- _TASK STATEMENT_
Begin with the first line of the material and copy each line word for word through the line that contains "(QE) at (434,295)"; the pictures are left out.

- _SUPPLIED MATERIAL_
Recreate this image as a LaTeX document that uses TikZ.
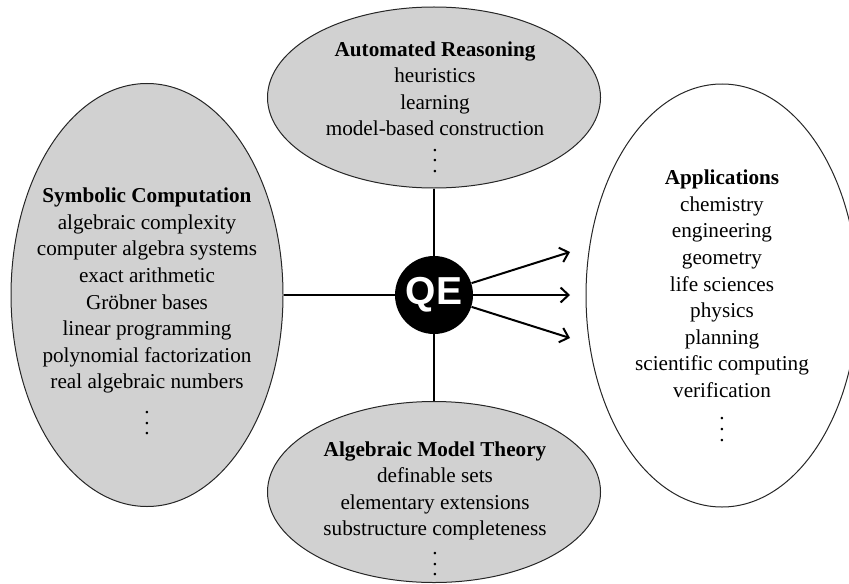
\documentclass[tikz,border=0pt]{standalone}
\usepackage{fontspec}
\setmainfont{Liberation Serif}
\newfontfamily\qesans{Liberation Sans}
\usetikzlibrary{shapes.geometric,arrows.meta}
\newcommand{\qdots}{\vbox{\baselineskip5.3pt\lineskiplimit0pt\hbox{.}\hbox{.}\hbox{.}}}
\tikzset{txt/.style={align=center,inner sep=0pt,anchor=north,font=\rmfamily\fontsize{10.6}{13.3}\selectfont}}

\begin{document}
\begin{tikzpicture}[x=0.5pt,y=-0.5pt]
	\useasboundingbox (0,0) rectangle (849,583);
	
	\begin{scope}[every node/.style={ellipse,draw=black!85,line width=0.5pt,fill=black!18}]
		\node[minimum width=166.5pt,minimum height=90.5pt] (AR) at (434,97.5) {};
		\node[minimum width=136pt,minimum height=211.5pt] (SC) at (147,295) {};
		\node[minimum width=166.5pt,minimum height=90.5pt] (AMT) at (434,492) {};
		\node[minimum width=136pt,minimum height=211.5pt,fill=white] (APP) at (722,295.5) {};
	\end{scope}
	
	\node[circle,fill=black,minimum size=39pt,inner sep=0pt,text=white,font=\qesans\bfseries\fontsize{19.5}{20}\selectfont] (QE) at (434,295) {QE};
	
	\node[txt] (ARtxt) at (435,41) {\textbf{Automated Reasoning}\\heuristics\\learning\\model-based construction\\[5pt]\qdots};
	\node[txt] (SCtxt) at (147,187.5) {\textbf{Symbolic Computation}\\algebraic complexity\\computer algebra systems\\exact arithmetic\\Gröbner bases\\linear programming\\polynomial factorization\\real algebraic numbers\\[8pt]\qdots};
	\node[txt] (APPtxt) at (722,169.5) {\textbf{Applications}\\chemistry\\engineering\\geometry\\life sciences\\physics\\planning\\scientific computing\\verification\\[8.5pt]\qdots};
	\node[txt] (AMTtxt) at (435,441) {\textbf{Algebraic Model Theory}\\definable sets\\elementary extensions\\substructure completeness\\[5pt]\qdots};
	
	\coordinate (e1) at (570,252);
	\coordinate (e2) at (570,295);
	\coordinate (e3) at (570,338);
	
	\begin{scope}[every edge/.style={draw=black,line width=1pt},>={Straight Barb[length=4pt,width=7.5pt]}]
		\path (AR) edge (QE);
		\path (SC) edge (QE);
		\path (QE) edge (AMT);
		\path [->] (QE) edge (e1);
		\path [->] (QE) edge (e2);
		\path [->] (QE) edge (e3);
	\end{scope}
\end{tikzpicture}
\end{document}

- _ANSWER TO THIS TASK_
Recreate this image as a LaTeX document that uses TikZ.
\documentclass[tikz,border=0pt]{standalone}
\usepackage{fontspec}
\setmainfont{Liberation Serif}
\newfontfamily\qesans{Liberation Sans}
\usetikzlibrary{shapes.geometric,arrows.meta}
\newcommand{\qdots}{\vbox{\baselineskip5.3pt\lineskiplimit0pt\hbox{.}\hbox{.}\hbox{.}}}
\tikzset{txt/.style={align=center,inner sep=0pt,anchor=north,font=\rmfamily\fontsize{10.6}{13.3}\selectfont}}

\begin{document}
\begin{tikzpicture}[x=0.5pt,y=-0.5pt]
	\useasboundingbox (0,0) rectangle (849,583);
	
	\begin{scope}[every node/.style={ellipse,draw=black!85,line width=0.5pt,fill=black!18}]
		\node[minimum width=166.5pt,minimum height=90.5pt] (AR) at (434,97.5) {};
		\node[minimum width=136pt,minimum height=211.5pt] (SC) at (147,295) {};
		\node[minimum width=166.5pt,minimum height=90.5pt] (AMT) at (434,492) {};
		\node[minimum width=136pt,minimum height=211.5pt,fill=white] (APP) at (722,295.5) {};
	\end{scope}
	
	\node[circle,fill=black,minimum size=39pt,inner sep=0pt,text=white,font=\qesans\bfseries\fontsize{19.5}{20}\selectfont] (QE) at (434,295) {QE};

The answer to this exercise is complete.